A pesar de que la tradición teatral –todo es teatro– avisa de la mala suerte del gafe del color, los independentistas nos están dando un verano amarillento de sombrillas en las playas, pintadas y pancartas en fachadas públicas y rotondas y lacitos enrejados que se nos hace tedioso, soporífero y angustioso, a pesar de haber sido una canícula moderada en cuanto a las temperaturas.
Los secesionistas, que piensan que con esa simbología van a salir antes a la calle los políticos delincuentes del ‘procés’, desafían no sólo a lo supersticioso sino que se atreven incluso, por tanta tolerancia, a iniciar brutalmente una batalla contra quienes ni siente ni quieren padecer el hartazgo de una república catalana que unos iluminados pretenden meter con calzador en la bota del Estado.
Después de que un cornúpeta se atreviese a romperle, de un directo puñetazo, la nariz a una señora que se atrevió a quitar un lacito salen a la calle, con nocturnidad y alevosía por la Cataluña autárquica voluntarios quita lacitos disfrazados de blanco fantasmal para no ser reconocidos por la policía autónoma a las órdenes de Torra. Hemos llegado al límite de la desesperación, pero también del ridículo.
Tal vez es lo que quieren los autosuficientes que se están preparando, para un nuevo desafío al gobierno de la Nación el cercano 11 de septiembre celebración de la Diada, amenazando con un ‘sonado’ día complicado.

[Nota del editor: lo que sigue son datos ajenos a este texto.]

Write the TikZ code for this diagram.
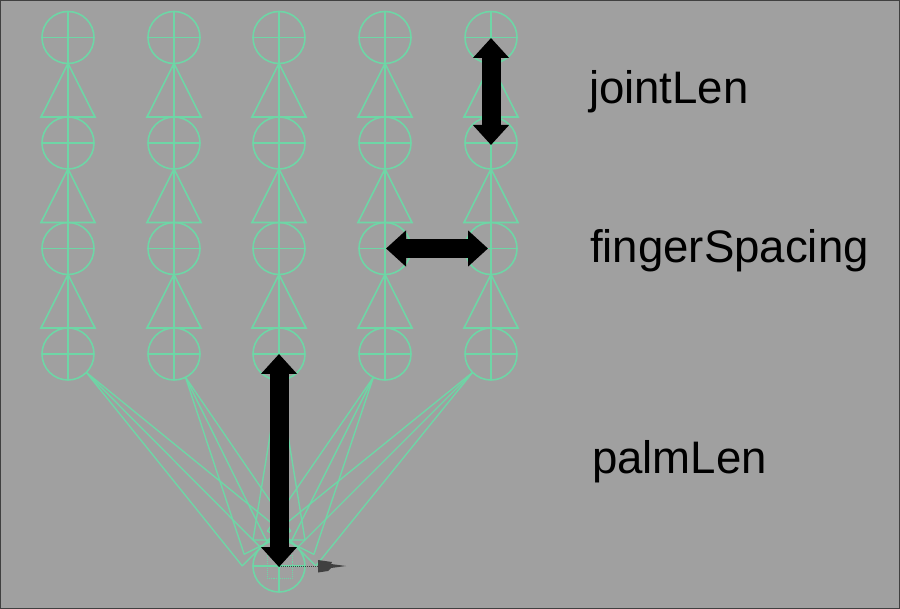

Rivera, el líder de Ciudadanos que conoce bien el paño, esta semana dio la cara y acompañado de Inés Arrimadas se fue al municipio barcelonés de Alella y ni corto ni perezoso, con luz y taquígrafos fue buscando vallas y quitándoles las divisas de plástico amarillas anudadas por los cansinos secesionistas.
La política es acción y ese gesto de Rivera debería producir el valiente contagio de quienes se sienten catalanes españoles y respetan la legalidad. El lazo amarillo puede ser un modo de expresar libremente un deseo pero se ha convertido en una burla, un grosero símbolo al Estado de Derecho y eso lo saben las autoridades catalanas que alientan con total desvergüenza tanta temeraria provocación.

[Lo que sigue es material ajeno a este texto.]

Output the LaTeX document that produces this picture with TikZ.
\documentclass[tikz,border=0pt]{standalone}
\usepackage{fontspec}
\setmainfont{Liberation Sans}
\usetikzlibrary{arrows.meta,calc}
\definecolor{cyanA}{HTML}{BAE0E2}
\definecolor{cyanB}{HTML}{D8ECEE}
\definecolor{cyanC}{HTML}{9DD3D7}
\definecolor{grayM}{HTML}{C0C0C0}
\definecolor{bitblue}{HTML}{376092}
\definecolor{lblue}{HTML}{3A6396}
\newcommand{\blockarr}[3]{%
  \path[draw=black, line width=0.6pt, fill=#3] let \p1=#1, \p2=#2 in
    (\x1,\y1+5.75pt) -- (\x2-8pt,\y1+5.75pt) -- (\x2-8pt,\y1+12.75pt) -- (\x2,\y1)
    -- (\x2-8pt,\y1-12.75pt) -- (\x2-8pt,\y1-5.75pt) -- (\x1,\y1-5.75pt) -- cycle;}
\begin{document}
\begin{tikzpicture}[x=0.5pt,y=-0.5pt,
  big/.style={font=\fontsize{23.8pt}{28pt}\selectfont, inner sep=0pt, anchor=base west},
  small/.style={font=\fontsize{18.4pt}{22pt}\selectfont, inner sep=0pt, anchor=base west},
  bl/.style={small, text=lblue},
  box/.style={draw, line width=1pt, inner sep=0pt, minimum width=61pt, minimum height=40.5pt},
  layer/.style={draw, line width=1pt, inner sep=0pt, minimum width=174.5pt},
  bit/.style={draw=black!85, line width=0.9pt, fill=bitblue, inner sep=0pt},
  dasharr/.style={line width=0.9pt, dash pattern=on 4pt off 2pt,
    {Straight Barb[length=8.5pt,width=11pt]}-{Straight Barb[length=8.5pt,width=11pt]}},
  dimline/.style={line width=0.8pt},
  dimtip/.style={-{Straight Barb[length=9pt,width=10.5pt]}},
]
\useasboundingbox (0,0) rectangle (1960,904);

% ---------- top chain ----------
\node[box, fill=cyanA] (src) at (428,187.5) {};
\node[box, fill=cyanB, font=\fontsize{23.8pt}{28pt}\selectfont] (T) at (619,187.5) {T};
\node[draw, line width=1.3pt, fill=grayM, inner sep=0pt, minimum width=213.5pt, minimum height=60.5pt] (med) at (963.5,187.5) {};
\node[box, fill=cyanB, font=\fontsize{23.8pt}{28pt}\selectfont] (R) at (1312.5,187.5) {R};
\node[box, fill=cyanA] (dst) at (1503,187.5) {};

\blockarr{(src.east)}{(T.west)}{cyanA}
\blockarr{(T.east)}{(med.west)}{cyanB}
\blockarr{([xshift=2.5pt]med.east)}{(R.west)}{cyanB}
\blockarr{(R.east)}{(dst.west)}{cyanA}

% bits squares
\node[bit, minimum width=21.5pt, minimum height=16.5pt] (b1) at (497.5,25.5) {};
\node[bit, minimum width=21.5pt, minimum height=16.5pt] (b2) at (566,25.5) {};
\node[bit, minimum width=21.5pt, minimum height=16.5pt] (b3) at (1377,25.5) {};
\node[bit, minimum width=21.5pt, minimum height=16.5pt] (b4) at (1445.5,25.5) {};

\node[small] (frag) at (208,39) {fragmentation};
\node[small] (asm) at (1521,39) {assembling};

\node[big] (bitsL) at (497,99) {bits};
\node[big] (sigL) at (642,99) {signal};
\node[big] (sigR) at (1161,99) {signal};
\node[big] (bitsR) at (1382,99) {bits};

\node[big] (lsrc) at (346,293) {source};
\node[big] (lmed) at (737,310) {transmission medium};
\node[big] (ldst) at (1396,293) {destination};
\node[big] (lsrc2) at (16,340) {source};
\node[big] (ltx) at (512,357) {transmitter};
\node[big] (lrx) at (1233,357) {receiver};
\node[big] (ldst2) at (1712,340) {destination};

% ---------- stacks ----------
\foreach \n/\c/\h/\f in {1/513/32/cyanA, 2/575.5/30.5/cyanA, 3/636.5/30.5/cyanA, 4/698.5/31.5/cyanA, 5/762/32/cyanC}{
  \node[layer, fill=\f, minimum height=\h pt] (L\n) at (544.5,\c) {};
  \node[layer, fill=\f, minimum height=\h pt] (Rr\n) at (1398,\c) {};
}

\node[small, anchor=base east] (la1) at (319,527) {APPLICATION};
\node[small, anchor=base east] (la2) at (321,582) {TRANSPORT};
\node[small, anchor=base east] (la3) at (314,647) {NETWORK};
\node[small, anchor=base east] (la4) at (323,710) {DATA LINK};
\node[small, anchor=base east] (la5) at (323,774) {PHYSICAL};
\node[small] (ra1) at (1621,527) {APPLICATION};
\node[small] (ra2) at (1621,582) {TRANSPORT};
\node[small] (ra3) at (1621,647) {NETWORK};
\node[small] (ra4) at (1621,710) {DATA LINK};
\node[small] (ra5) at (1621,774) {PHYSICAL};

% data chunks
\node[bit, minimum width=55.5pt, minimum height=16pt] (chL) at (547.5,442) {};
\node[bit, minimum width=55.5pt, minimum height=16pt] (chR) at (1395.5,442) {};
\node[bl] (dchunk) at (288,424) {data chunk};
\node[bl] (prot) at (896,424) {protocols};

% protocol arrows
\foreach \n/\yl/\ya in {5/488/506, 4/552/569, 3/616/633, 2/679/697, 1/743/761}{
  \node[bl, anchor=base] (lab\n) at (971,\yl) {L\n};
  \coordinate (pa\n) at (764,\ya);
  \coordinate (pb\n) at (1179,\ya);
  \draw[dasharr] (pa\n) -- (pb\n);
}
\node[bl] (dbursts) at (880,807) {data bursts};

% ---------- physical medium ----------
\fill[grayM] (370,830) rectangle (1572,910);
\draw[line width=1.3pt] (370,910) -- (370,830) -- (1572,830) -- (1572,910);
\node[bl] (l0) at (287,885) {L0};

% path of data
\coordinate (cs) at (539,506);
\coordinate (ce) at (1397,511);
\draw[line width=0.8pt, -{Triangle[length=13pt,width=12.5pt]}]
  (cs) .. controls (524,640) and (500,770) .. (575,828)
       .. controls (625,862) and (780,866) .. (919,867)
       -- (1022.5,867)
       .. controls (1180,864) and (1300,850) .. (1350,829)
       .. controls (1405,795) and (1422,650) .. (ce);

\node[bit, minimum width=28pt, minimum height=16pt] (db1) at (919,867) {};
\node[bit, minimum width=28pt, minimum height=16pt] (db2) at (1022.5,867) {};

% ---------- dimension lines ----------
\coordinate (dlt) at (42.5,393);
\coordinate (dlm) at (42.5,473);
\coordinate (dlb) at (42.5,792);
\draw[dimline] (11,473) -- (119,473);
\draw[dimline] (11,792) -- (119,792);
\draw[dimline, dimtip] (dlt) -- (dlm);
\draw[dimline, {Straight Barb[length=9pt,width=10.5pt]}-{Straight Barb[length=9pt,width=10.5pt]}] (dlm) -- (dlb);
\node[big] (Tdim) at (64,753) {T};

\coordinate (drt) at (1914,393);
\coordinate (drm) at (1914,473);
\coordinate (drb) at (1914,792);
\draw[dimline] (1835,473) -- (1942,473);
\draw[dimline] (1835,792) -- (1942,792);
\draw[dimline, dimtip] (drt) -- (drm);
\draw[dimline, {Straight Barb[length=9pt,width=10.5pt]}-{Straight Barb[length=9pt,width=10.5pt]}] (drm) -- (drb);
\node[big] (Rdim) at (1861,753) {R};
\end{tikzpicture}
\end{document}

Lidia se llama la mujer que osó quitar el distintivo amarillo de la verja de un parque barcelonés, simplemente por no estar conforme con la taimada reivindicación y salió trasquilada por un bárbaro separatista que tras su detención, el juez, lo ha dejado en libertad con cargos y disponible para asestar otro puñetazo a quien intente arrebatar el plástico amarillo que alimenta sus sueños republicanos evasivos.

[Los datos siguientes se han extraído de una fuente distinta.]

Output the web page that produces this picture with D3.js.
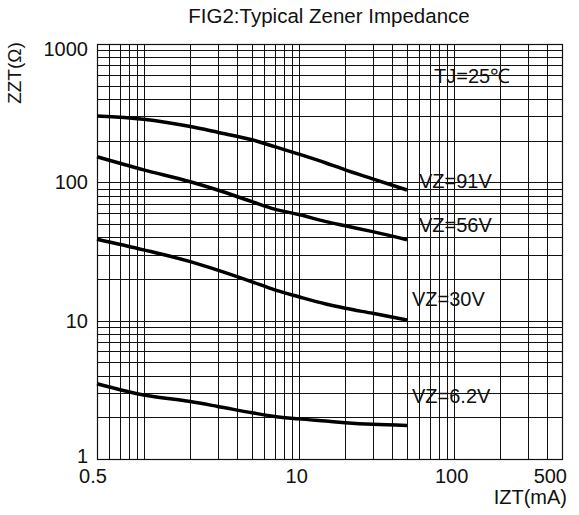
<!DOCTYPE html>
<html>
<head>
<meta charset="utf-8">
<script src="https://cdn.jsdelivr.net/npm/d3@7"></script>
<style>
  body { margin: 0; background: #fff; }
  text { font-family: Arial, "Liberation Sans", sans-serif; fill: #111; }
</style>
</head>
<body>
<script>
// currents in mA, impedance in ohm
const current = [0.5, 1, 2, 3, 5, 7, 10, 15, 20, 30, 50];
const vz91 = [302, 286, 253, 230, 203, 181, 160, 138, 123, 106, 88];
const vz56 = [153, 123, 101, 88, 72.5, 64, 58.5, 52, 48.5, 44, 38.5];
const vz30 = [38.8, 32.5, 26.7, 23.2, 19.1, 16.7, 14.9, 13.2, 12.3, 11.3, 10.1];
const vz62 = [3.5, 2.9, 2.6, 2.4, 2.16, 2.03, 1.95, 1.88, 1.83, 1.78, 1.75];
const seriesNames = ["VZ=91V", "VZ=56V", "VZ=30V", "VZ=6.2V"];
const xLabels = [0.5, 10, 100, 500];
const yLabels = [1, 10, 100, 1000];

const W = 579, H = 515;
const mLeft = 97, mRight = 562, mTop = 44, mBottom = 459;

const svg = d3.select("body").append("svg").attr("width", W).attr("height", H);

const x = d3.scaleLog().domain([0.5, 500]).range([mLeft, mRight]);
const y = d3.scaleLog().domain([1, 1000]).range([mBottom, mTop]);

// grid values
let xGrid = [0.5, 0.6, 0.7, 0.8, 0.9];
[1, 10, 100].forEach(d => { for (let k = 1; k <= 9; k++) xGrid.push(d * k); });
xGrid = xGrid.filter(v => v <= 500);
let yGrid = [];
[1, 10, 100].forEach(d => { for (let k = 1; k <= 9; k++) yGrid.push(d * k); });
yGrid.push(1000);

const g = svg.append("g");
g.selectAll(".vg").data(xGrid).enter().append("line")
  .attr("x1", d => Math.round(x(d)) + 0.5).attr("x2", d => Math.round(x(d)) + 0.5)
  .attr("y1", mTop).attr("y2", mBottom)
  .attr("stroke", "#111").attr("stroke-width", 1);
g.selectAll(".hg").data(yGrid).enter().append("line")
  .attr("y1", d => Math.round(y(d)) + 0.5).attr("y2", d => Math.round(y(d)) + 0.5)
  .attr("x1", mLeft).attr("x2", mRight)
  .attr("stroke", "#111").attr("stroke-width", 1);

svg.append("rect")
  .attr("x", mLeft + 0.5).attr("y", mTop + 0.5)
  .attr("width", mRight - mLeft).attr("height", mBottom - mTop)
  .attr("fill", "none").attr("stroke", "#111").attr("stroke-width", 1.2);

// curves
const line = d3.line()
  .x((d, i) => x(current[i]))
  .y(d => y(d))
  .curve(d3.curveMonotoneX);

[vz91, vz56, vz30, vz62].forEach(s => {
  svg.append("path").attr("d", line(s))
    .attr("fill", "none").attr("stroke", "#000").attr("stroke-width", 3.5)
    .attr("stroke-linecap", "butt");
});

// axis labels
svg.selectAll(".xl").data(xLabels).enter().append("text")
  .attr("x", d => d === 500 ? 567 : (d === 0.5 ? 93 : x(d) - 2))
  .attr("y", 483)
  .attr("text-anchor", d => d === 500 ? "end" : "middle")
  .attr("font-size", 20)
  .text(d => d);

svg.selectAll(".yl").data(yLabels).enter().append("text")
  .attr("x", 88)
  .attr("y", d => y(d) + (d === 1000 ? 12 : (d === 1 ? 4 : 7)))
  .attr("text-anchor", "end")
  .attr("font-size", 20)
  .text(d => d);

svg.append("text").attr("x", 567).attr("y", 504).attr("text-anchor", "end")
  .attr("font-size", 20).text("IZT(mA)");
svg.append("text").attr("transform", "translate(21,73) rotate(-90)")
  .attr("text-anchor", "middle").attr("font-size", 19).text("ZZT(Ω)");

svg.append("text").attr("x", 329).attr("y", 23).attr("text-anchor", "middle")
  .attr("font-size", 20.5).text("FIG2:Typical Zener Impedance");

svg.append("text").attr("x", 434).attr("y", 83).attr("font-size", 20).text("TJ=25℃");

const labelPos = [[419, 188], [419, 232], [412, 306], [412, 403]];
seriesNames.forEach((n, i) => {
  svg.append("text").attr("x", labelPos[i][0]).attr("y", labelPos[i][1])
    .attr("font-size", 20).text(n);
});
</script>
</body>
</html>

Ha estado bien lo de Albert Rivera, aunque él puede hacerlo con el solo riesgo de la división de opiniones, pero ante tanta necedad y supremacía debemos ir despojándonos de temores y dar un paso al frente sintiéndonos sencillamente españoles que es lo que somos de Norte a Sur y de Este a Oeste, queramos o no queramos.
Y el que no lo sienta así que emigre, con puente de plata, como ha hecho ese ejemplar insólito y zafado llamado Carles Puigdemont.